Si les Français, plus sages et plus heureux, ont reconnu le pernicieux effet de cette épée entre les mains du peuple, et si, pour être plus tranquilles chez eux, ils l’ont rendue à leurs souverains, quelle justice y a-t-il que nous entreprenions de les obliger, malgré eux, à la reprendre ? Est-ce afin qu’ils se massacrent et qu’ils s’égorgent entre eux comme les Anglais, et que leurs désastres fassent notre sûreté ? Quelles lois divines ou humaines autorisent une si détestable politique ?
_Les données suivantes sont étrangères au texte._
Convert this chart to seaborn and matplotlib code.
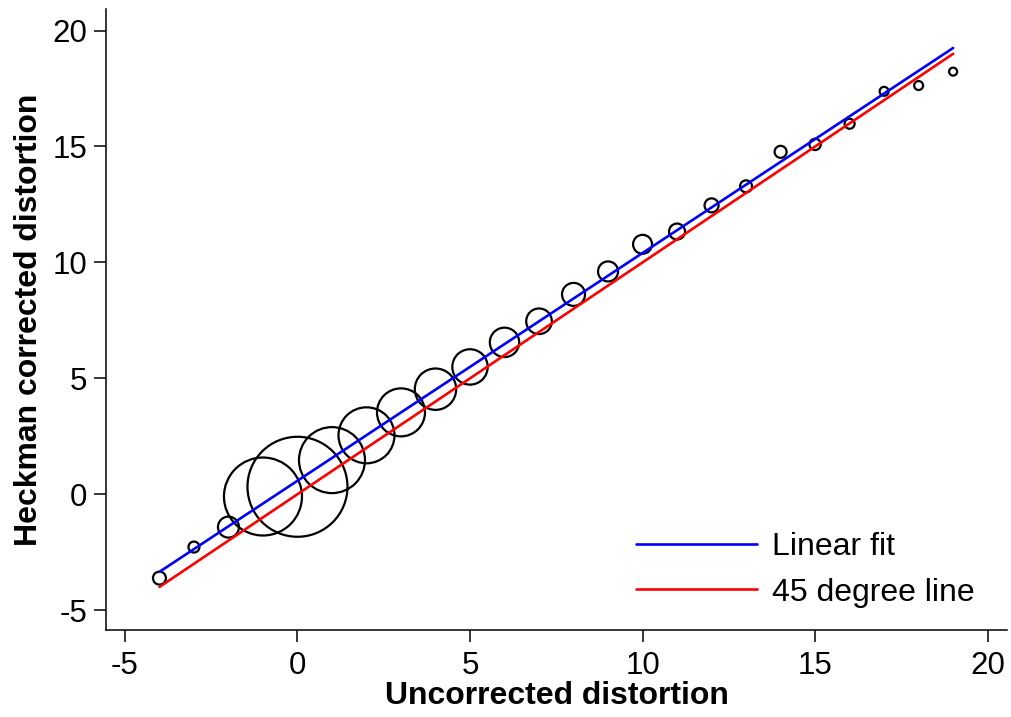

« Quand il y aurait de la justice, quel fruit espérons-nous d’en tirer ? Jugeons-nous du caractère des Français par celui des Anglais ? Les Anglais aiment quelquefois leurs rois, mais ils haïssent toujours la royauté, et cette haine les porte aisément à haïr aussi le roi. Les Français se plaignent quelquefois de ceux qui règnent, mais ils aiment toujours le trône, et cet amour de la souveraineté les réconcilie toujours avec le souverain. Nous n’avons qu’à lire leur histoire pour nous convaincre de cette vérité.

« Combien de fois les Anglais se sont-ils repentis d’avoir réduit les rois de France à n’avoir plus de ressources que dans l’affection de leurs sujets ? Cette affection n’a point de bornes, surtout quand les rois sont malheureux. Tel est le génie des Français : capables de murmurer contre leurs priuces dans la prospérité, inviolablement attachés à eux quand ils craignent de les perdre, et toujours prêts à rentrer dans le devoir quand ils aperçoivent que l’étranger va profiter de leurs fautes. Interrogez les Allemands et les Espagnols que des révoltes ont quelquefois appelés en France ; comment en sont-ils sortis ?
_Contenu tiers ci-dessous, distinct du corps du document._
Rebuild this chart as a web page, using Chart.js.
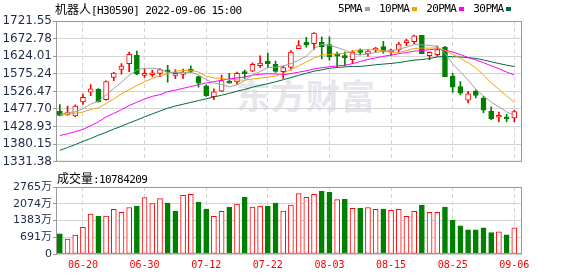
<!DOCTYPE html>
<html>
<head>
<meta charset="utf-8">
<script src="https://cdn.jsdelivr.net/npm/chart.js@4"></script>
<style>
  body { margin: 0; width: 578px; height: 276px; background: #fff; position: relative; overflow: hidden; }
  canvas { position: absolute; left: 0; z-index: 1; }
  #priceChart { top: 0; }
  #volChart { top: 170px; }
  .txt { position: absolute; z-index: 2; white-space: nowrap; color: #000;
         font-family: "DejaVu Sans Mono", monospace; font-size: 11px; letter-spacing: -0.6px; line-height: 14px; }
  .cjk { font-family: "Noto Sans CJK SC", sans-serif; font-size: 12px; letter-spacing: 0; }
  .legend { display: flex; align-items: center; }
  .legend i { display: inline-block; width: 5px; height: 4px; margin: 0 9px 0 3px; }
  #watermark { position: absolute; left: 236px; top: 70px; z-index: 0; color: #e6e6ec;
               font-family: "Noto Sans CJK SC", sans-serif; font-weight: bold; font-size: 34px; letter-spacing: 1px; }
</style>
</head>
<body>
<div id="watermark">东方财富</div>
<canvas id="priceChart" width="578" height="170"></canvas>
<canvas id="volChart" width="578" height="106"></canvas>
<div class="txt" style="left:55px;top:2px"><span class="cjk">机器人</span>[H30590] 2022-09-06 15:00</div>
<div class="txt legend" id="legend" style="left:338px;top:2px"></div>
<div class="txt" style="left:57px;top:171px"><span class="cjk">成交量</span>:10784209</div>
<script>
const dates = ['06-15','06-16','06-17','06-20','06-21','06-22','06-23','06-24','06-27','06-28',
  '06-29','06-30','07-01','07-04','07-05','07-06','07-07','07-08','07-11','07-12',
  '07-13','07-14','07-15','07-18','07-19','07-20','07-21','07-22','07-25','07-26',
  '07-27','07-28','07-29','08-01','08-02','08-03','08-04','08-05','08-08','08-09',
  '08-10','08-11','08-12','08-15','08-16','08-17','08-18','08-19','08-22','08-23',
  '08-24','08-25','08-26','08-29','08-30','08-31','09-01','09-02','09-05','09-06'];
const tickDates = ['06-20','06-30','07-12','07-22','08-03','08-15','08-25','09-06'];

const opens = [1471.1,1462.0,1458.4,1497.4,1524.6,1531.9,1503.8,1565.4,1587.2,1603.5,
  1626.2,1570.9,1572.7,1576.3,1584.5,1571.0,1573.5,1587.2,1567.2,1541.8,
  1511.9,1527.3,1553.6,1552.7,1580.8,1582.7,1598.1,1610.8,1601.7,1580.8,
  1592.6,1645.2,1662.5,1658.8,1662.5,1656.1,1626.0,1623.5,1614.4,1638.0,
  1630.7,1640.7,1650.7,1636.2,1641.6,1661.6,1664.3,1681.5,1625.3,1628.0,
  1648.9,1569.0,1540.0,1501.9,1526.4,1507.4,1472.0,1454.8,1453.9,1453.0];
const highs = [1490.1,1485.6,1489.2,1519.2,1545.5,1534.6,1555.5,1579.0,1603.5,1635.3,
  1638.0,1589.9,1585.4,1589.9,1599.0,1587.2,1588.0,1597.2,1569.0,1544.6,
  1533.7,1571.8,1576.3,1580.0,1585.4,1605.3,1625.3,1632.5,1610.8,1596.3,
  1639.8,1667.0,1676.1,1689.7,1677.9,1677.9,1635.3,1635.3,1639.8,1644.3,
  1641.6,1648.9,1665.2,1643.4,1662.5,1670.6,1682.4,1681.5,1636.2,1652.5,
  1651.6,1576.3,1553.6,1526.4,1531.0,1512.8,1483.8,1469.3,1462.9,1474.7];
const lows = [1458.4,1460.2,1455.7,1490.2,1514.6,1496.5,1502.0,1556.4,1574.5,1580.8,
  1573.0,1565.4,1567.2,1567.2,1551.8,1561.8,1562.7,1578.1,1538.2,1512.8,
  1503.8,1525.5,1549.1,1545.5,1562.7,1580.8,1592.6,1591.7,1579.0,1562.7,
  1585.4,1645.2,1648.9,1642.5,1616.2,1612.6,1594.4,1597.2,1603.5,1628.9,
  1623.5,1633.5,1632.5,1626.2,1635.3,1653.4,1657.9,1630.7,1614.4,1623.5,
  1567.2,1523.7,1517.4,1494.7,1508.3,1467.5,1448.4,1442.1,1442.1,1442.1];
const closes = [1460.2,1467.5,1485.6,1510.1,1533.7,1498.3,1553.6,1577.2,1596.3,1628.9,
  1574.5,1575.0,1578.1,1587.2,1580.0,1573.0,1575.5,1581.8,1549.1,1514.6,
  1525.5,1556.4,1549.1,1576.3,1575.5,1601.7,1605.0,1603.5,1581.8,1592.6,
  1635.3,1653.4,1656.1,1687.9,1650.7,1621.7,1624.0,1619.9,1635.3,1634.8,
  1638.0,1643.4,1637.1,1639.8,1657.9,1667.0,1680.6,1630.7,1634.4,1642.5,
  1567.2,1538.2,1521.9,1520.0,1515.5,1474.7,1451.1,1456.6,1450.2,1470.2];

// volume in 万
const volumes = [831,613,776,1103,1648,1566,1566,1839,1716,1920,
  1975,2329,2084,2288,2098,1771,2424,2465,2138,1852,
  1553,1757,1934,2057,2343,1934,1975,1975,2098,1771,
  2016,2493,2343,2465,2588,2547,2247,2261,1880,1893,
  1920,1839,1852,1798,1839,1553,1757,2016,1716,1716,
  1934,1403,1158,994,994,1076,885,913,790,1078];

const ma5 = [1463.0,1467.0,1470.0,1478.0,1491.4,1499.0,1516.3,1534.6,1551.8,1570.9,
  1586.1,1590.4,1590.6,1588.7,1579.0,1578.6,1578.7,1579.5,1571.9,1558.9,
  1549.6,1545.5,1538.9,1544.4,1556.6,1571.8,1581.5,1592.4,1593.5,1596.9,
  1603.6,1613.3,1623.8,1645.1,1656.7,1654.0,1648.1,1640.8,1630.3,1627.1,
  1630.4,1634.3,1637.7,1638.6,1643.2,1649.0,1656.5,1655.2,1654.1,1651.0,
  1631.1,1602.6,1580.8,1558.0,1532.6,1514.1,1496.6,1483.6,1469.6,1460.6];
const ma10 = [1458.4,1463.0,1465.7,1469.3,1476.5,1481.0,1492.9,1505.6,1520.0,1531.1,
  1542.6,1553.3,1562.6,1570.3,1574.9,1582.4,1584.5,1585.0,1580.3,1568.9,
  1564.0,1562.1,1559.2,1558.1,1557.7,1560.6,1563.5,1565.7,1568.9,1576.7,
  1587.7,1597.4,1608.1,1619.3,1626.8,1628.8,1630.7,1632.3,1637.7,1641.9,
  1642.2,1641.2,1639.3,1634.5,1635.2,1639.7,1645.4,1646.5,1646.4,1647.1,
  1640.1,1629.5,1618.0,1606.0,1591.8,1572.6,1549.6,1532.2,1513.8,1496.6];
const ma20 = [1404.0,1409.4,1414.9,1421.2,1431.2,1442.1,1455.7,1465.7,1475.6,1487.4,
  1496.5,1505.6,1512.8,1517.4,1525.5,1530.0,1535.0,1540.0,1545.0,1550.0,
  1553.2,1557.7,1560.8,1564.1,1566.2,1571.4,1574.0,1575.3,1574.6,1572.8,
  1575.8,1579.7,1583.6,1588.6,1592.2,1594.7,1597.1,1599.0,1603.3,1609.3,
  1615.0,1619.3,1623.7,1626.9,1631.0,1634.3,1638.0,1639.4,1642.0,1644.5,
  1641.1,1635.4,1628.7,1620.3,1613.5,1606.1,1597.5,1589.3,1580.1,1571.9];
const ma30 = [1363,1371,1379,1388,1396,1405,1413,1422,1430,1439,
  1447,1456,1464,1472,1480,1486,1491,1496,1501,1506,
  1511,1516,1521,1527,1532,1538,1543,1548,1553,1558.9,
  1564.7,1570.9,1576.6,1582.5,1586.4,1590.5,1592.9,1594.3,1595.6,1595.8,
  1597.9,1600.2,1602.2,1603.9,1606.5,1609.7,1613.2,1614.8,1617.7,1621.9,
  1623.3,1622.7,1621.8,1619.9,1617.9,1613.7,1608.6,1603.7,1599.3,1595.2];

const priceTicks = [1331.38,1380.15,1428.93,1477.70,1526.47,1575.24,1624.01,1672.78,1721.55];
const volTicks = [0,691,1383,2074,2765];

const maNames = ['5PMA','10PMA','20PMA','30PMA'];
const maSeries = [ma5, ma10, ma20, ma30];
const maColors = ['#a0a0a0','#f5a30a','#ff00ff','#006b38'];

const RED = '#ff0000';
const GREEN = '#008000';
const GRID = '#d4d4d4';
const FRAME = '#9a9a9a';

const idx = dates.map((d, i) => i);
const tickIndex = tickDates.map(d => dates.indexOf(d));
const isUp = i => closes[i] >= opens[i];
const volUp = i => i === 0 ? isUp(0) : closes[i] >= closes[i - 1];

// legend: name then colour swatch
document.getElementById('legend').innerHTML = maNames.map((n, k) =>
  `<span>${n}</span><i style="background:${maColors[k]}"></i>`).join('');

const framePlugin = {
  id: 'frame',
  afterDraw(chart) {
    const { ctx, chartArea: a } = chart;
    ctx.save();
    ctx.strokeStyle = FRAME;
    ctx.lineWidth = 1;
    ctx.strokeRect(a.left + 0.5, a.top + 0.5, a.right - a.left - 1, a.bottom - a.top - 1);
    ctx.restore();
  }
};

function xScale(showLabels) {
  return {
    type: 'linear',
    bounds: 'data',
    min: -0.5,
    max: dates.length,
    offset: false,
    afterBuildTicks: s => { s.ticks = tickIndex.map(v => ({ value: v })); },
    afterFit: s => { s.height = showLabels ? 22 : 0; },
    grid: { color: GRID, drawTicks: false, offset: false },
    border: { display: false, dash: [4, 3] },
    ticks: {
      display: showLabels, autoSkip: false, maxRotation: 0, padding: 5, color: RED,
      font: { family: '"DejaVu Sans Mono", monospace', size: 10 },
      callback: v => dates[v]
    }
  };
}

function yScale(ticks, fmt, size) {
  return {
    bounds: 'data',
    min: ticks[0],
    max: ticks[ticks.length - 1],
    afterBuildTicks: s => { s.ticks = ticks.map(v => ({ value: v })); },
    afterFit: s => { s.width = 56; },
    grid: { color: GRID, tickColor: FRAME, tickLength: 3 },
    border: { color: FRAME },
    ticks: {
      padding: 1, color: '#1d2b47',
      font: { family: '"DejaVu Sans", "Noto Sans CJK SC", sans-serif', size },
      callback: fmt
    }
  };
}

const common = {
  responsive: false,
  animation: false,
  events: [],
  plugins: { legend: { display: false }, tooltip: { enabled: false } }
};

new Chart(document.getElementById('priceChart'), {
  type: 'bar',
  data: {
    datasets: [
      ...maSeries.map((s, k) => ({
        type: 'line',
        data: s.map((v, i) => ({ x: i, y: v })),
        borderColor: maColors[k],
        borderWidth: 1,
        pointRadius: 0,
        tension: 0,
        order: 0
      })),
      {
        data: idx.map(i => ({ x: i, y: [opens[i], closes[i]] })),
        backgroundColor: idx.map(i => isUp(i) ? '#ffffff' : GREEN),
        borderColor: idx.map(i => isUp(i) ? RED : GREEN),
        borderWidth: 1,
        borderSkipped: false,
        barThickness: 5,
        minBarLength: 2,
        grouped: false,
        order: 1
      },
      {
        data: idx.map(i => ({ x: i, y: [lows[i], highs[i]] })),
        backgroundColor: idx.map(i => isUp(i) ? RED : GREEN),
        barThickness: 1,
        grouped: false,
        order: 2
      }
    ]
  },
  options: {
    ...common,
    layout: { padding: { top: 21, bottom: 5, right: 56, left: 0 } },
    scales: {
      x: xScale(false),
      y: yScale(priceTicks, v => v.toFixed(2), 12)
    }
  },
  plugins: [framePlugin]
});

new Chart(document.getElementById('volChart'), {
  type: 'bar',
  data: {
    datasets: [{
      data: idx.map(i => ({ x: i, y: volumes[i] })),
      backgroundColor: idx.map(i => volUp(i) ? '#ffffff' : GREEN),
      borderColor: idx.map(i => volUp(i) ? RED : GREEN),
      borderWidth: 1,
      borderSkipped: false,
      barThickness: 5,
      grouped: false
    }]
  },
  options: {
    ...common,
    layout: { padding: { top: 17, bottom: 0, right: 56, left: 0 } },
    scales: {
      x: xScale(true),
      y: yScale(volTicks, v => v === 0 ? '0' : v + '万', 11)
    }
  },
  plugins: [framePlugin]
});
</script>
</body>
</html>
« Où sont les factions que notre ami de Londres a vues en France ? Où sont les princes du sang et les hommes illustres qui, entraînés par une ambition aveugle, s’opposeraient aux volontés du roi dans une assemblée d’États généraux ? Croit-il qu’il n’y a qu’à mettre les Français ensemble, et qu’à leur montrer leurs forces, pour voir encore les États de Blois ? Il s’abuse : plus de trente ans de troubles et de séditions avaient préparé ce malheureux spectacle ; plus de quarante ans d’obéissance ont mis d’autres dispositions dans les esprits, et donneraient un spectacle tout différent.
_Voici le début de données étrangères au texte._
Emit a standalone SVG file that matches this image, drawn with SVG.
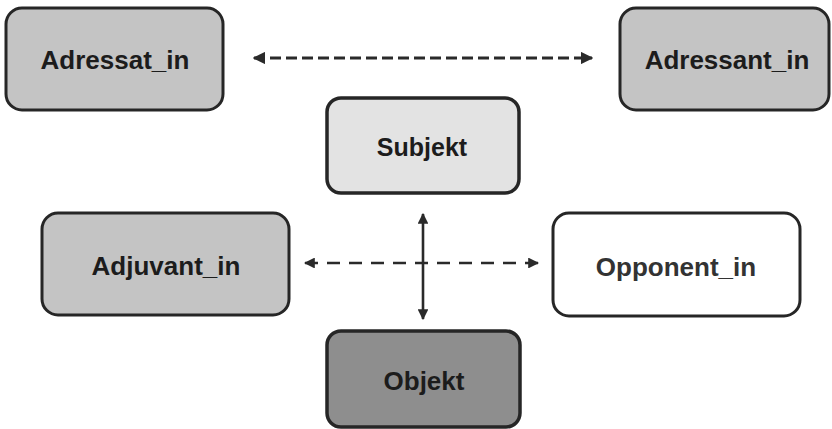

« Peut-être que jamais le roi de France ne nous aurait paru si grand ni si redoutable. Quoi qu’en dise notre Anglais, que je ne crois pas aussi bien informé des affaires de France qu’il le veut paraître, il y a apparence que, princes, grands, clergé, parlement, noblesse et peuple, tous concourraient unanimement à faire éclater leur zèle pour leur roi, et ils lui offriraient des secours que peut-être il n’ose pas leur demander. Ne nous souvenons-nous point avec quel empressement l’année passée chacun courait se faire inscrire sur la liste de ceux qui donnaient leur vaisselle pour les besoins de l’État ? C’était une espèce de bel air que tout le monde prenait avec cette ardeur que les Français ont pour leurs modes.

« Presque toutes les fortunes particulières dépendent de celle de l’autorité royale ; les gages, les pensions, les prêts immenses, les arrérages des rentes y sont attachés ; si elle chancelle, toutes ces sortes de biens, qui font plus des trois quarts de ceux de tous les autres biens, sont en danger de périr. Les Français le savent mieux que nous, et cette autorité leur paraît si nécessaire, qu’ils s’encourageraient réciproquement à la soutenir, et qu’ensemble ils seraient plus obéissants encore et plus dévoués qu’ils ne le sont séparément.

« Ils ont oublié qu’il y a eu des États généraux dans leur monarchie, et il y aurait de l’imprudence de les en faire souvenir.